## Work to be completed
Produce an exact copy of the lines below that run from the line containing "Output the Python" to the line containing "end_date = '2023-01-15'", inclusive; any picture is omitted.

## Task material
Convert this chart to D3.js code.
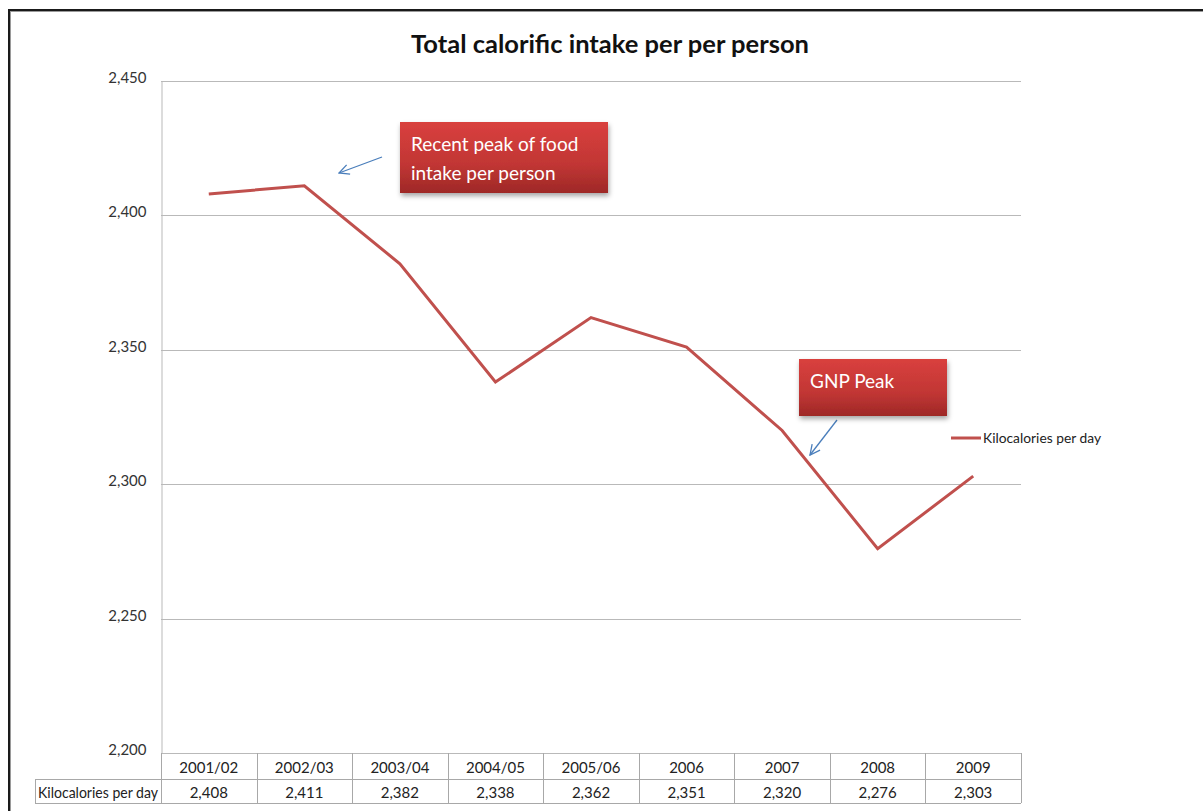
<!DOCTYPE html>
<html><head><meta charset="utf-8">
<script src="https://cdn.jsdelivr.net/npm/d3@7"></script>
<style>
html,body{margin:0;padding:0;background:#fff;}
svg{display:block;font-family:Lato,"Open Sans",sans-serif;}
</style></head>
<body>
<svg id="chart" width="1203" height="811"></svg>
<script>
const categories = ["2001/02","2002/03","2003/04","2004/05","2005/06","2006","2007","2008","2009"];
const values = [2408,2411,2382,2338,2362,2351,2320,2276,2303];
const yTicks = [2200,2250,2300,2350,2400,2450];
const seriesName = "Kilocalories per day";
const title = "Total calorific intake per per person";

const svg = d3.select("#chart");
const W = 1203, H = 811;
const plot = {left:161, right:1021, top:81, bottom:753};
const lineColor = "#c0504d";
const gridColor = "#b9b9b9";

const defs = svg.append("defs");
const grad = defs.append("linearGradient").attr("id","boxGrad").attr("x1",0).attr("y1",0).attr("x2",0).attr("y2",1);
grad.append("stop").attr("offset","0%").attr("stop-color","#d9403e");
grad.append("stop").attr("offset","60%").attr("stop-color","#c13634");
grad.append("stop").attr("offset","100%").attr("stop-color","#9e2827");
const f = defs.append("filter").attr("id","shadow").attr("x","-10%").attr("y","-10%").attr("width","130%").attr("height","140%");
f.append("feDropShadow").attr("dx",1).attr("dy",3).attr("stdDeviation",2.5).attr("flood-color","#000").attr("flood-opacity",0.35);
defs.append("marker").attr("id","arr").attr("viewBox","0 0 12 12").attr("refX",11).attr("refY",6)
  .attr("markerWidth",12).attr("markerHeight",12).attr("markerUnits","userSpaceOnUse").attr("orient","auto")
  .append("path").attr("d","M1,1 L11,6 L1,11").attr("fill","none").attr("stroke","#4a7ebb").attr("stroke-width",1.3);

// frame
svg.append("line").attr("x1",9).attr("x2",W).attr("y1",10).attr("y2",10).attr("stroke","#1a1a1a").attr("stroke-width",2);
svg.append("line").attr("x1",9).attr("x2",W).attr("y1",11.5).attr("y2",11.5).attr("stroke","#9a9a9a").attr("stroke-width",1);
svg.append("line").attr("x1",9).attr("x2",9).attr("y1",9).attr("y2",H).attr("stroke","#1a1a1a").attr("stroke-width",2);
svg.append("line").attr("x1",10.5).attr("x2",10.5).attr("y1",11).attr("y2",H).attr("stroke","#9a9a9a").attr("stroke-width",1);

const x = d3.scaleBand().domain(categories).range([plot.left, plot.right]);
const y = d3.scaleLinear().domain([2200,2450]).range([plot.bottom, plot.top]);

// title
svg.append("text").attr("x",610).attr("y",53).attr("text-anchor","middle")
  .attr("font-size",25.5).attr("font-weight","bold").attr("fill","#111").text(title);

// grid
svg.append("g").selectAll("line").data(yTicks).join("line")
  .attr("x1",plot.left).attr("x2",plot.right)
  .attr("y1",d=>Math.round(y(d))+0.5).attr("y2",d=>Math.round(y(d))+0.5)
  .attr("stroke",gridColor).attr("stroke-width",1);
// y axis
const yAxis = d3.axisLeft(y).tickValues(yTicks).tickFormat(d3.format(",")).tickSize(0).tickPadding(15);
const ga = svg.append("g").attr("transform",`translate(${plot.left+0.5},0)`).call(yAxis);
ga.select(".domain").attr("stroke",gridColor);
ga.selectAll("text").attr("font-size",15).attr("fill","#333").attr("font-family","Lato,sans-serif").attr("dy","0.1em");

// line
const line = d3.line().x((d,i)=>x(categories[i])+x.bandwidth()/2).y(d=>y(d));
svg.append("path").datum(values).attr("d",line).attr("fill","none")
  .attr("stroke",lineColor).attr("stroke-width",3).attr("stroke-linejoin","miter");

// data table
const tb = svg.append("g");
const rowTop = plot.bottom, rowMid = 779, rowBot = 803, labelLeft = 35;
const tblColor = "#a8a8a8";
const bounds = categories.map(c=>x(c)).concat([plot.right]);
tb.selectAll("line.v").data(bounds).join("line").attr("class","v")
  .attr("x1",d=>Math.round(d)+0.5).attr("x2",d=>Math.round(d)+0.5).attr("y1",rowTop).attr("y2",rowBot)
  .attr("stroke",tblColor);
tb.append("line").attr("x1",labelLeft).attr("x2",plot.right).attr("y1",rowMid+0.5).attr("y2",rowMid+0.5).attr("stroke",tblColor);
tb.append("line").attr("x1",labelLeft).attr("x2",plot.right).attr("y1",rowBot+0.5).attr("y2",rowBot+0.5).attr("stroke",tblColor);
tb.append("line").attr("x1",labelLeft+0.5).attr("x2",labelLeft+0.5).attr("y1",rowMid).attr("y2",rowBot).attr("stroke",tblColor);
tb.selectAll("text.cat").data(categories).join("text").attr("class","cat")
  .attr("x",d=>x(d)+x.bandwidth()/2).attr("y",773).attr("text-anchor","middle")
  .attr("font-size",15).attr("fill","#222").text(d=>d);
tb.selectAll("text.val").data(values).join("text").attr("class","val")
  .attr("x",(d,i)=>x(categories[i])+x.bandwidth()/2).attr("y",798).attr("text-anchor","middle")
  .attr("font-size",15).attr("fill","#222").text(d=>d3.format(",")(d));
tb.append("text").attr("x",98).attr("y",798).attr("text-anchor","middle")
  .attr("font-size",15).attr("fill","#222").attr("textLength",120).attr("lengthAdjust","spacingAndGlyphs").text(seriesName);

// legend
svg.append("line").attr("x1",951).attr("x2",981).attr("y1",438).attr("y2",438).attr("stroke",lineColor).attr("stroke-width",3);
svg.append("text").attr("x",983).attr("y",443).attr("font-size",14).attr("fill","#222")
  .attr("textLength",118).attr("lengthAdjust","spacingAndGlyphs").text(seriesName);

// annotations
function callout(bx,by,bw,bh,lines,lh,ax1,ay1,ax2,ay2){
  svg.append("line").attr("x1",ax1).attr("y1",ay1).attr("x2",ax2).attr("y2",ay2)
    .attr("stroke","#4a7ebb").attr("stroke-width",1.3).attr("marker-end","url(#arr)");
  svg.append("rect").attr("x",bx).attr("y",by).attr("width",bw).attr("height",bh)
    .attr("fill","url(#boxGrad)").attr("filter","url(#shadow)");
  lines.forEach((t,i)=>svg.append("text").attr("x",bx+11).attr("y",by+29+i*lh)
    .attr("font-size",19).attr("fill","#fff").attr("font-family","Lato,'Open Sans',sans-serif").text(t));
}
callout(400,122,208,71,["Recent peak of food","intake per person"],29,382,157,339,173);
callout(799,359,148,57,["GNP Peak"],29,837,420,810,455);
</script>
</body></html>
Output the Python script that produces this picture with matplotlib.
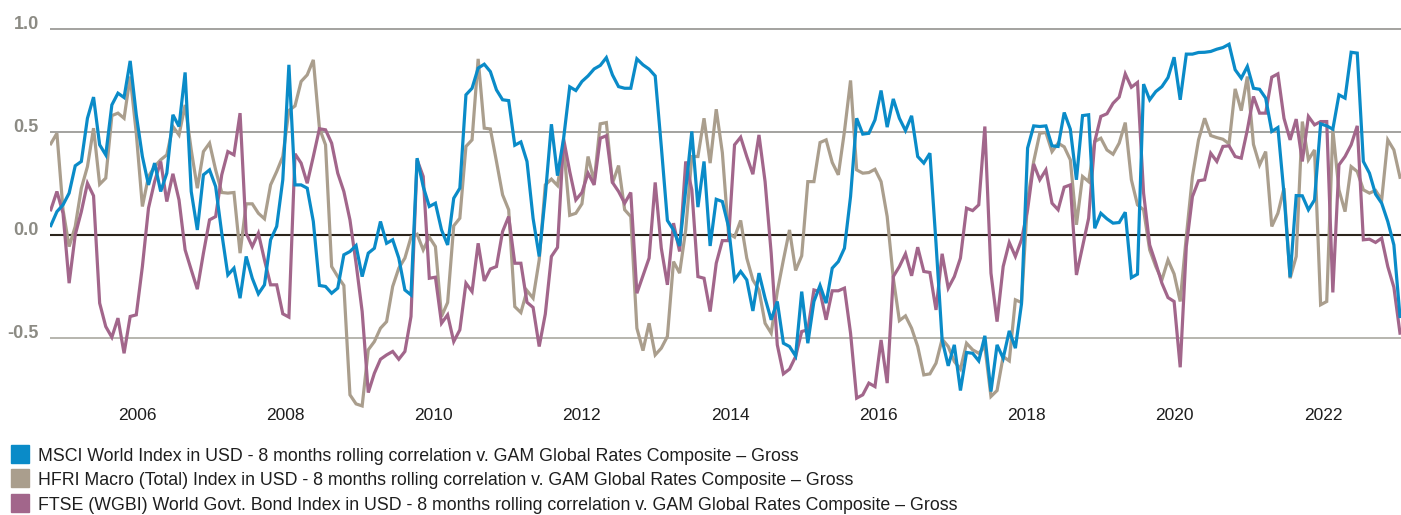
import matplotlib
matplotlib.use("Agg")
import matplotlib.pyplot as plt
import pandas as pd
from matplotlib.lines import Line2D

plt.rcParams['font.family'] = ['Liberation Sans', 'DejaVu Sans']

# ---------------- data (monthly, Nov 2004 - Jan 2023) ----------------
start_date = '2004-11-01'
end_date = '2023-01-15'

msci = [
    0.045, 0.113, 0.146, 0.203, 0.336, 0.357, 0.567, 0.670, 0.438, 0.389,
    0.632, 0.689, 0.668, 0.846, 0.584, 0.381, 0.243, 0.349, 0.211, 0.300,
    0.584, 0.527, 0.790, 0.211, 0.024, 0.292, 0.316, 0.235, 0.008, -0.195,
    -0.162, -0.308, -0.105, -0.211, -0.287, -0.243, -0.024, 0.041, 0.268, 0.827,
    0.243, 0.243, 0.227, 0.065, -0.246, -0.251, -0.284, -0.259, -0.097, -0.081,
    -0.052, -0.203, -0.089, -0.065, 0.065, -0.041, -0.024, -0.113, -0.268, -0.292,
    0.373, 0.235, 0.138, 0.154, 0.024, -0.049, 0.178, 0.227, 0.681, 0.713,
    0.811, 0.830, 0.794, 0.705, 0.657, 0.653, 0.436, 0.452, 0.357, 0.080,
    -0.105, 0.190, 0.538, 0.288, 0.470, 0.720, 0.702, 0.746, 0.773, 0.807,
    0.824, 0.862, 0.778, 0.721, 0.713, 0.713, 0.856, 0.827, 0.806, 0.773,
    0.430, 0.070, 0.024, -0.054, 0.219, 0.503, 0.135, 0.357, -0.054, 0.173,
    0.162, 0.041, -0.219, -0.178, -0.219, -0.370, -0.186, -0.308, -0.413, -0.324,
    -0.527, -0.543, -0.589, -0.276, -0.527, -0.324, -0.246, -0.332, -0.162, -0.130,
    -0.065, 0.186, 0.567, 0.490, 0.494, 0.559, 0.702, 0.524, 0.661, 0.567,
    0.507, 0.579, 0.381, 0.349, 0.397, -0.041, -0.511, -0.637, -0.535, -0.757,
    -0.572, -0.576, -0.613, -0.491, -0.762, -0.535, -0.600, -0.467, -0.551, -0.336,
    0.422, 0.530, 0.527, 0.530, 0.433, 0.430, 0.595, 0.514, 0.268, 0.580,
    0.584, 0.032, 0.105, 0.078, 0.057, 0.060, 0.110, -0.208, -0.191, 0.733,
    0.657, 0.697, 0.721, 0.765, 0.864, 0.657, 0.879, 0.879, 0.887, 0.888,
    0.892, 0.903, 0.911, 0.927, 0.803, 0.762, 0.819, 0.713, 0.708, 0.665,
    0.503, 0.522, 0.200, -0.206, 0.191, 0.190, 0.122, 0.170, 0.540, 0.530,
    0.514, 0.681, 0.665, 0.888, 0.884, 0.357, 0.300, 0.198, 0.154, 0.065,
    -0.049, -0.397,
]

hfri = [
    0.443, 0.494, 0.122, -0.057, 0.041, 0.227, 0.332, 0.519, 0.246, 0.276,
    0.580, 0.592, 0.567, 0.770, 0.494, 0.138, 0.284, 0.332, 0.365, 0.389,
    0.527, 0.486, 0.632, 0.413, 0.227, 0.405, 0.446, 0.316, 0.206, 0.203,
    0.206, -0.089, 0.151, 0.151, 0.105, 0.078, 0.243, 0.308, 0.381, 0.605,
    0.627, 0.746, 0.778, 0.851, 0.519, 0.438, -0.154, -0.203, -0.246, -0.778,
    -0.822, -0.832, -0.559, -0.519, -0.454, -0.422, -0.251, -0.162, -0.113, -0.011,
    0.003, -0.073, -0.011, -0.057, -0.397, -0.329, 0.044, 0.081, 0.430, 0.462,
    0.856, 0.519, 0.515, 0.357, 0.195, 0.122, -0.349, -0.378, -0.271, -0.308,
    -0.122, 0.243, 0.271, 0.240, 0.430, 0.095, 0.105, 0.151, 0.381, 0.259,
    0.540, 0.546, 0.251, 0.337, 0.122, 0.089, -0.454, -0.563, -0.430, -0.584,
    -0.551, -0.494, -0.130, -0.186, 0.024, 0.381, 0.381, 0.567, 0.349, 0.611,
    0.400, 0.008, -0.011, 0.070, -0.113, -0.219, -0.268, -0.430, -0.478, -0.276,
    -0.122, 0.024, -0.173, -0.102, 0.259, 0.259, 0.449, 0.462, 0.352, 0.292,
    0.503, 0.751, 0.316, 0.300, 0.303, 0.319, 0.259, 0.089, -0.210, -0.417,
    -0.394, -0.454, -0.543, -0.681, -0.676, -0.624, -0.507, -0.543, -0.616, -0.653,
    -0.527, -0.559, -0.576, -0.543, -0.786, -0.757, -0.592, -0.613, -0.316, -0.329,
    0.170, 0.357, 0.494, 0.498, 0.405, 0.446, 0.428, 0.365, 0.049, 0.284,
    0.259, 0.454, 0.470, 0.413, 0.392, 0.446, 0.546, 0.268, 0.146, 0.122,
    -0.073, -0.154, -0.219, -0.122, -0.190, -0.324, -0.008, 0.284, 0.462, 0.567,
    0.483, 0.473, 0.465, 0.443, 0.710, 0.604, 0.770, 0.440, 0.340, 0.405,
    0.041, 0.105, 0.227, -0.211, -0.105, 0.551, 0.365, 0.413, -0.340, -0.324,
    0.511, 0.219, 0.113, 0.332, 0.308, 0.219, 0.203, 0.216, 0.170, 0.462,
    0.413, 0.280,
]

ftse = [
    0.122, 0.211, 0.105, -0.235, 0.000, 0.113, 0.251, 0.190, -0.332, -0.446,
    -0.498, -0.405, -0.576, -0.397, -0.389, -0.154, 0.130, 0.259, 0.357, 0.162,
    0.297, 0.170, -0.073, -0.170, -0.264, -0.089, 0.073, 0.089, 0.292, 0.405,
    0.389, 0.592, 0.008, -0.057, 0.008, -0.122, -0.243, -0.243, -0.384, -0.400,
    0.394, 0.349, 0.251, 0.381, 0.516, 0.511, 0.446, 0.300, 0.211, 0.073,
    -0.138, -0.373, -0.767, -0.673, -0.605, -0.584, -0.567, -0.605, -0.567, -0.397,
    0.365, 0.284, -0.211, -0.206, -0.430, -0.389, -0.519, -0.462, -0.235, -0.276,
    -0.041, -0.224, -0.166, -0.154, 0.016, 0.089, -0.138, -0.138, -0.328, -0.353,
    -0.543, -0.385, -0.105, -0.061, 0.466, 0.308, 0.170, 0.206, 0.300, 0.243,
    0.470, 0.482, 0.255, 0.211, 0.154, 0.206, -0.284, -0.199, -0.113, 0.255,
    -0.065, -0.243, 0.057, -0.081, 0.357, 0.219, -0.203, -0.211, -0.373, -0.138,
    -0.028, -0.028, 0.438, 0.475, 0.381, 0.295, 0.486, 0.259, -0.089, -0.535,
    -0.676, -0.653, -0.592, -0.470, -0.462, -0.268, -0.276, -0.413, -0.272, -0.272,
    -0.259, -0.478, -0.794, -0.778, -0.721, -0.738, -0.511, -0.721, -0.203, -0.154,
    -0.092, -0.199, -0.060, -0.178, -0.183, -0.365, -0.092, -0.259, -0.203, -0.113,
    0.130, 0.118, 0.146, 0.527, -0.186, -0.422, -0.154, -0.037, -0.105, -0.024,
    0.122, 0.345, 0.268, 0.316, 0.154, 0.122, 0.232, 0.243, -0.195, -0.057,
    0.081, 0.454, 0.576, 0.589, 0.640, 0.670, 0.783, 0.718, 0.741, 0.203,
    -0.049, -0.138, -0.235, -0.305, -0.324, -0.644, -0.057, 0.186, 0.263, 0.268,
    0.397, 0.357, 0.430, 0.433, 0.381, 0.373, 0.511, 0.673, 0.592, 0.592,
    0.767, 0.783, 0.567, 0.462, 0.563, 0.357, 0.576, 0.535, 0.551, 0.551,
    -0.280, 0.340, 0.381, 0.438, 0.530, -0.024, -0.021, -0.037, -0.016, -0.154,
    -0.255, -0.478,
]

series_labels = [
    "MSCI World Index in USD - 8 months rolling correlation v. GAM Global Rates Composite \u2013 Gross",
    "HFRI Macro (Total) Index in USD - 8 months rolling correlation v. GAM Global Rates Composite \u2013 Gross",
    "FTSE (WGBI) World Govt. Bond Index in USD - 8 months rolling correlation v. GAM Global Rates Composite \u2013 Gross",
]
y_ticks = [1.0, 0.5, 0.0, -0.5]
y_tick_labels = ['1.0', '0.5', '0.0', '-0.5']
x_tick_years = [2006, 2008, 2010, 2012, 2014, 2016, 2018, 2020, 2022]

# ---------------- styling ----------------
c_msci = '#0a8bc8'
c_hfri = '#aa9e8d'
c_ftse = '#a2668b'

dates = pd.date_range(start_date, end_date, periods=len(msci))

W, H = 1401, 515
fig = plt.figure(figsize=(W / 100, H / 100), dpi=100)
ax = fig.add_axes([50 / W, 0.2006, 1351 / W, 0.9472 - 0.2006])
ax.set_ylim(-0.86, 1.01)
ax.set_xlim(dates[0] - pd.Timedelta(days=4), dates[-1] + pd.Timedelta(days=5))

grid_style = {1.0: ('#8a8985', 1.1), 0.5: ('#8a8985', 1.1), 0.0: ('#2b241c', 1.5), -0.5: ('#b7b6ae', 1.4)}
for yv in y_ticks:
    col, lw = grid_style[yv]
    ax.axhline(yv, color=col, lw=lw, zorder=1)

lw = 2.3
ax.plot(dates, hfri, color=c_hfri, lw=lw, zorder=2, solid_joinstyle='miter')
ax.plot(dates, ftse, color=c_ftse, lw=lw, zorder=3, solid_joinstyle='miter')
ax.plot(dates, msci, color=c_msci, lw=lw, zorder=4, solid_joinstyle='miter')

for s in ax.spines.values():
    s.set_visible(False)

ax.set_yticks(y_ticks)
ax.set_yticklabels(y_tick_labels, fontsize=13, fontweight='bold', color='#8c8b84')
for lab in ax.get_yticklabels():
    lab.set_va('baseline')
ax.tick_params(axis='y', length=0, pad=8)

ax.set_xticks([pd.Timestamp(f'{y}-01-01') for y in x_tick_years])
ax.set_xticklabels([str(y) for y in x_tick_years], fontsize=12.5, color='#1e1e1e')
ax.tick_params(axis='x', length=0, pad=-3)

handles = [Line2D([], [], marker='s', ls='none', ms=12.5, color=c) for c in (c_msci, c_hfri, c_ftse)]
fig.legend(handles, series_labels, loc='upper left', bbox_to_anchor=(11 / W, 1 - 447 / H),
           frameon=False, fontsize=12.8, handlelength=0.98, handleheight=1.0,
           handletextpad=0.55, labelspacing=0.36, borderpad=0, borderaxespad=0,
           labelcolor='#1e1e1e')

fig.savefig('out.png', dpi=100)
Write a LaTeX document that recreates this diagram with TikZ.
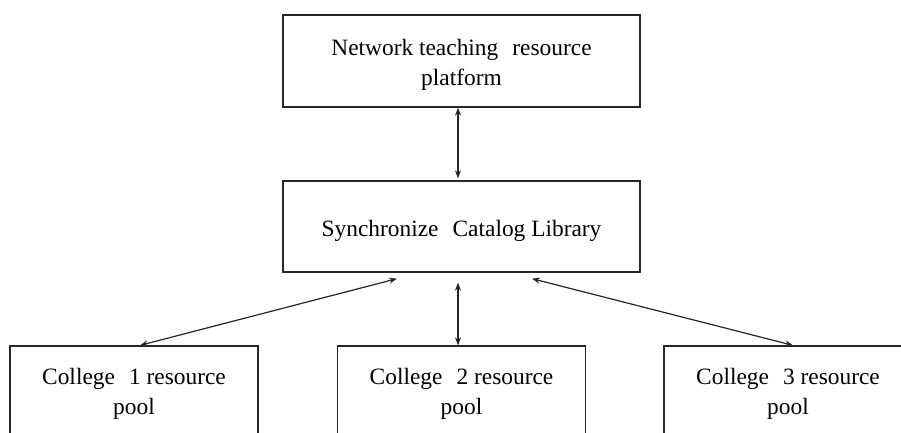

## Worked answer
Output the Python script that produces this picture with matplotlib.
import matplotlib
matplotlib.use("Agg")
import matplotlib.pyplot as plt
import pandas as pd
from matplotlib.lines import Line2D

plt.rcParams['font.family'] = ['Liberation Sans', 'DejaVu Sans']

# ---------------- data (monthly, Nov 2004 - Jan 2023) ----------------
start_date = '2004-11-01'
end_date = '2023-01-15'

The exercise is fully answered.